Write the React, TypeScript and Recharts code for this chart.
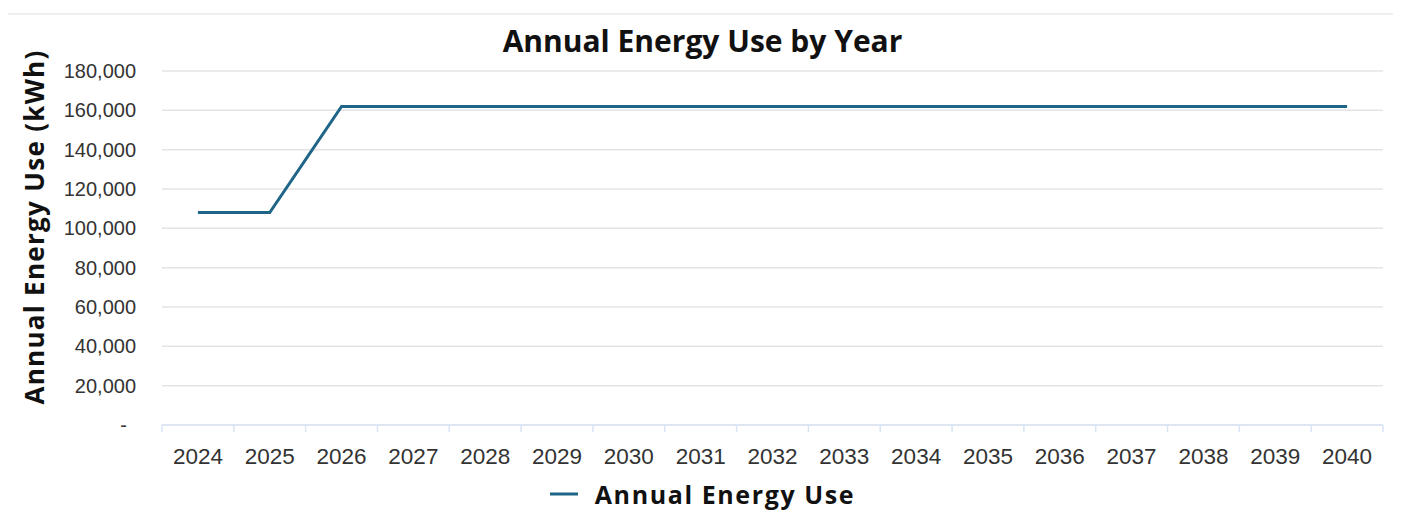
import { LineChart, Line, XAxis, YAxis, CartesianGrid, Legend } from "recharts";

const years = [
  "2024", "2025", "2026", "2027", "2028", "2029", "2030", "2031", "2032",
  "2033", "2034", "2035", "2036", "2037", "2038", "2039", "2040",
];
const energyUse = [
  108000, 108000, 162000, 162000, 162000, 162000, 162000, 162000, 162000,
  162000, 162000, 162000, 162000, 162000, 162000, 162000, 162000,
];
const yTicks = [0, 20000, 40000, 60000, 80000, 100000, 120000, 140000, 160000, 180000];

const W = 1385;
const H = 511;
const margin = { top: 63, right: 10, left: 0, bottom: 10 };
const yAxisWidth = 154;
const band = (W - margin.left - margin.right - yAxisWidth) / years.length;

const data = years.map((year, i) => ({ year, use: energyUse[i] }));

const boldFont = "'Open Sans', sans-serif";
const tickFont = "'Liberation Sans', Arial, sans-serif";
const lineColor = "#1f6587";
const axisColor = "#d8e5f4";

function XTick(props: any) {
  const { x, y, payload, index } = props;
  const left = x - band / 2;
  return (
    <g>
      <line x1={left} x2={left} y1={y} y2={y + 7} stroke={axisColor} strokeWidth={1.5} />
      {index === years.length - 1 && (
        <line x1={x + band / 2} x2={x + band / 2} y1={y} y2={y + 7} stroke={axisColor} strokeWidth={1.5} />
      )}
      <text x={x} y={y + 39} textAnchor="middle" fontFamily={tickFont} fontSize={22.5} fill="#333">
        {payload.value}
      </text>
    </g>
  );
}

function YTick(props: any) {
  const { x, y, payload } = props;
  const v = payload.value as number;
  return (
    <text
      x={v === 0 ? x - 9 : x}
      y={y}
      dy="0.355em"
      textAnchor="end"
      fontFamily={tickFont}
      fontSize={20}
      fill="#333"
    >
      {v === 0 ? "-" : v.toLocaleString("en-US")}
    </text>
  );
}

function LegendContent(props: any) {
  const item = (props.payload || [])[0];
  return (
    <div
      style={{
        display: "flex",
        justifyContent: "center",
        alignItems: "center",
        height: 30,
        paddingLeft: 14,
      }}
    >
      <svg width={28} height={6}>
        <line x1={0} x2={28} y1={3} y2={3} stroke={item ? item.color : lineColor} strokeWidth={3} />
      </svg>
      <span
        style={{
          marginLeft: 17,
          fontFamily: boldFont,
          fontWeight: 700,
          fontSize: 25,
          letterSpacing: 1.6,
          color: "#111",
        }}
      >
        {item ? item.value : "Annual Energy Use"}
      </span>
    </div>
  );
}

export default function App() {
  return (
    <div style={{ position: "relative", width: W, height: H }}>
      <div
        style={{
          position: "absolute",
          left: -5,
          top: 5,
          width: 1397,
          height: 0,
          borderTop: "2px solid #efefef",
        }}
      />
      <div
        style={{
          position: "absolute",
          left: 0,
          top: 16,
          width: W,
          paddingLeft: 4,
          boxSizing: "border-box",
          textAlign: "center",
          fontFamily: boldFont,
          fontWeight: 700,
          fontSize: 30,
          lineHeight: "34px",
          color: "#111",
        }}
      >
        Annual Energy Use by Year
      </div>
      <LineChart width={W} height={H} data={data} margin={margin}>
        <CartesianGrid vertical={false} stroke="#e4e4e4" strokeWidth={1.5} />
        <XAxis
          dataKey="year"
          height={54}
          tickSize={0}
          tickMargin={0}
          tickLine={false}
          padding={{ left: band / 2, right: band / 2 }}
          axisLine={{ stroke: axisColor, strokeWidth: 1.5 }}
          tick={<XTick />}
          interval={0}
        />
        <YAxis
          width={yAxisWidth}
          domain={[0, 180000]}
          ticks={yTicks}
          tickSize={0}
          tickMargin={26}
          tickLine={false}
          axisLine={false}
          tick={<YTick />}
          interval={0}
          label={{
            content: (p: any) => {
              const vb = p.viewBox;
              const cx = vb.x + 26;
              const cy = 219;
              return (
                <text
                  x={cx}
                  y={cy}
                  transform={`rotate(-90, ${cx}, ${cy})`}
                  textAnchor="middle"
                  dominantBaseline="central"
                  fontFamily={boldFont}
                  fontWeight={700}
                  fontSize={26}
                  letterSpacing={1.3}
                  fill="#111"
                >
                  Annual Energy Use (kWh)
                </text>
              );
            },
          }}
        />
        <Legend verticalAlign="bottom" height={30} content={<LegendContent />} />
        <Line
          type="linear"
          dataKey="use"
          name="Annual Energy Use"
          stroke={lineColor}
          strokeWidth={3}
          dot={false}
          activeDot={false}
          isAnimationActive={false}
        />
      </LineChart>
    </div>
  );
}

####################

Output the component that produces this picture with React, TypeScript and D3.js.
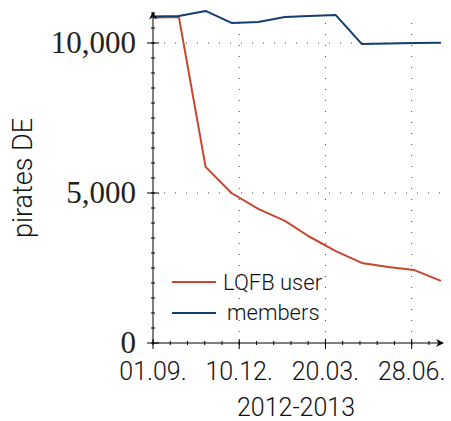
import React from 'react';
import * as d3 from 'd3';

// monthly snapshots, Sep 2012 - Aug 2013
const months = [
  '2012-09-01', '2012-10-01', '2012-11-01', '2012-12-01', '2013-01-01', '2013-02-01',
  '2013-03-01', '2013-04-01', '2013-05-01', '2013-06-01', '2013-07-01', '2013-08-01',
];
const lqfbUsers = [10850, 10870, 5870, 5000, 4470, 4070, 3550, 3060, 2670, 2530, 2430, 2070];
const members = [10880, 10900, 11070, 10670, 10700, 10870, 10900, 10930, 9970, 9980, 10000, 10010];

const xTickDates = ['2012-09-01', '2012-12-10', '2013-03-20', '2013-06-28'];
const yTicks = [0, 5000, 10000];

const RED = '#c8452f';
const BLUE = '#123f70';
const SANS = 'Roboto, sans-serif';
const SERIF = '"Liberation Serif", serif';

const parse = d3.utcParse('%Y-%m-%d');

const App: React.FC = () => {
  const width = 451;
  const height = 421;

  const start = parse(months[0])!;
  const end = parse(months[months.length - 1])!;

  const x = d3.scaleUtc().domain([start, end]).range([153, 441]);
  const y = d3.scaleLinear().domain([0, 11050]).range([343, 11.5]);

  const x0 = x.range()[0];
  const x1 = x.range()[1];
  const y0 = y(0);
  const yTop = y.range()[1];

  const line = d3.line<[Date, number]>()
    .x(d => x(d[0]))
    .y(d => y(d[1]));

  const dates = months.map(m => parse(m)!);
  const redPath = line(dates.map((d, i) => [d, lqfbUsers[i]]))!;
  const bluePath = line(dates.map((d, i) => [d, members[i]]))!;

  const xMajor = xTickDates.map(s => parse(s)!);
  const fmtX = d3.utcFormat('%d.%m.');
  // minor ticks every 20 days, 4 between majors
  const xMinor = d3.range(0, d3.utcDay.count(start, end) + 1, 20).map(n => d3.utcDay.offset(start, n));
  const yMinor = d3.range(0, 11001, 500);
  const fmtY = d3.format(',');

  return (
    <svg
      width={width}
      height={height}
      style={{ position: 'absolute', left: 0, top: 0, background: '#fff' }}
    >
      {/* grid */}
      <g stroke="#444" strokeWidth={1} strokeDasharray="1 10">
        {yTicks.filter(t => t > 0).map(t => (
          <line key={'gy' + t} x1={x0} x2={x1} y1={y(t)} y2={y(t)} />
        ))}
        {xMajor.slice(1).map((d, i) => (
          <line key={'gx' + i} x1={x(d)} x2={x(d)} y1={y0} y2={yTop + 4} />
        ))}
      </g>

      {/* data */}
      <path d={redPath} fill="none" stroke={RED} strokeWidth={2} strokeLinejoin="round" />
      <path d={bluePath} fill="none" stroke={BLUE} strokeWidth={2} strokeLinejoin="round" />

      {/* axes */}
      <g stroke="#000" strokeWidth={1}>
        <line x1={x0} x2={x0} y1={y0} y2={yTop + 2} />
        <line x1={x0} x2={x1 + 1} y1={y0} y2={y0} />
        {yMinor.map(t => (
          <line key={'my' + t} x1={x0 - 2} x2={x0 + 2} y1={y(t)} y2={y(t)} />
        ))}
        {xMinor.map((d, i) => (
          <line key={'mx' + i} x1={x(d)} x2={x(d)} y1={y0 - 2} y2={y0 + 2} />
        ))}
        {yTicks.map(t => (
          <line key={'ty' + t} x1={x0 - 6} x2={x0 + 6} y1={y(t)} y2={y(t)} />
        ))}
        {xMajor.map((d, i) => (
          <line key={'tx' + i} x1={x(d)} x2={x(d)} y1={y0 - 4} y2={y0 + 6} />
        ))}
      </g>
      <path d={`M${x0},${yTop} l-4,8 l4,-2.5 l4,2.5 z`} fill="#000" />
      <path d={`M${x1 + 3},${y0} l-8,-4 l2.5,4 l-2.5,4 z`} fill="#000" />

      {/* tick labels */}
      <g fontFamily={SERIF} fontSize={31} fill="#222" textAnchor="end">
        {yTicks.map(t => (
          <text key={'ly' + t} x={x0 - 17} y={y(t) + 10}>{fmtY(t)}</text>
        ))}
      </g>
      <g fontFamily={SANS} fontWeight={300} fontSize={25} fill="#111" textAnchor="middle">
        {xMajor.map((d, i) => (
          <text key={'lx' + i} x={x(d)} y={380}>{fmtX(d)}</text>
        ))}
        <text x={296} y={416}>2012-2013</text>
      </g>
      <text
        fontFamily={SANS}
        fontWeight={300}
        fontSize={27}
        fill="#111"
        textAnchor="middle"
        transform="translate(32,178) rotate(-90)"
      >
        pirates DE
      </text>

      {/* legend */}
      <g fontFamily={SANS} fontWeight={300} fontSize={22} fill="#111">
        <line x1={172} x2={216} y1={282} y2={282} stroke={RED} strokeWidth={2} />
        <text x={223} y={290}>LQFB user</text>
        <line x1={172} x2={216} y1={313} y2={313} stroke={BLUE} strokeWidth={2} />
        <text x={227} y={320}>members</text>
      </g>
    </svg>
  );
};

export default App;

####################

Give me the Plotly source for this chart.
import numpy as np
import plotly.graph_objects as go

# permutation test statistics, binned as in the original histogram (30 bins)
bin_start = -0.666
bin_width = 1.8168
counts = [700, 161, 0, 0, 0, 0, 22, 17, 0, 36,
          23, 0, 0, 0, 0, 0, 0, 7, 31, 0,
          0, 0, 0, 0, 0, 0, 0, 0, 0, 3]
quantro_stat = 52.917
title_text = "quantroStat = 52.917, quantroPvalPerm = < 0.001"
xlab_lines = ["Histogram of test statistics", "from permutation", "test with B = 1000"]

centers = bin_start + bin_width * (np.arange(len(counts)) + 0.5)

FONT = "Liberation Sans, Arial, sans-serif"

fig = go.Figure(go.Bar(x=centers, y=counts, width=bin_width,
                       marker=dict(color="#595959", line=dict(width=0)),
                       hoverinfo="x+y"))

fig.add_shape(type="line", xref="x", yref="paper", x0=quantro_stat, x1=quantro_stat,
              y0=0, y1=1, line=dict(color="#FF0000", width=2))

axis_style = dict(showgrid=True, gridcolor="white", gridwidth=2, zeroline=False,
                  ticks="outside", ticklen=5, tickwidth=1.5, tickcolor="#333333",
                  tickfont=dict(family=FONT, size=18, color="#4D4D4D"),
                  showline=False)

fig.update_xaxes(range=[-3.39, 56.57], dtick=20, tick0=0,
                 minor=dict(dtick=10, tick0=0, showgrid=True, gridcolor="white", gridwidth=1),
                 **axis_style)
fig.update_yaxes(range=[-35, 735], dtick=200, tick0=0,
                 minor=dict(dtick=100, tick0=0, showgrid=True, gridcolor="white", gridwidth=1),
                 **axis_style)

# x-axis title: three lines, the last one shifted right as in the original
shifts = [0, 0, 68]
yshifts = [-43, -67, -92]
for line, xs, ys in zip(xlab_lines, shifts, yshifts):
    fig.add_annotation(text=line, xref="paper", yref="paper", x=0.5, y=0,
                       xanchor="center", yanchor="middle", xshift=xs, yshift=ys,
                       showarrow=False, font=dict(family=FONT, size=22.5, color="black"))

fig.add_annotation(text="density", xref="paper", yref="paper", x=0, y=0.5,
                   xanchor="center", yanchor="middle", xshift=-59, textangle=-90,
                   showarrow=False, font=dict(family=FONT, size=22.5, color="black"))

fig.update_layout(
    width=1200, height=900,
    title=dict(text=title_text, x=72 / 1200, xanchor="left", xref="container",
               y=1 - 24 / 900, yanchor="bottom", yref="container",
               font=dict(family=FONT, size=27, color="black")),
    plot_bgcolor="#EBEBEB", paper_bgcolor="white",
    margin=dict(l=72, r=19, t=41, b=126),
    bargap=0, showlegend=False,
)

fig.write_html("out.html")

####################

→ **To be done**
Give again, exactly as written above, every line from the one holding "Write the React, TypeScript" to the one holding "const band = (W", with both ends kept and the pictures left out.

→ **Exercise output**
Write the React, TypeScript and Recharts code for this chart.
import { LineChart, Line, XAxis, YAxis, CartesianGrid, Legend } from "recharts";

const years = [
  "2024", "2025", "2026", "2027", "2028", "2029", "2030", "2031", "2032",
  "2033", "2034", "2035", "2036", "2037", "2038", "2039", "2040",
];
const energyUse = [
  108000, 108000, 162000, 162000, 162000, 162000, 162000, 162000, 162000,
  162000, 162000, 162000, 162000, 162000, 162000, 162000, 162000,
];
const yTicks = [0, 20000, 40000, 60000, 80000, 100000, 120000, 140000, 160000, 180000];

const W = 1385;
const H = 511;
const margin = { top: 63, right: 10, left: 0, bottom: 10 };
const yAxisWidth = 154;
const band = (W - margin.left - margin.right - yAxisWidth) / years.length;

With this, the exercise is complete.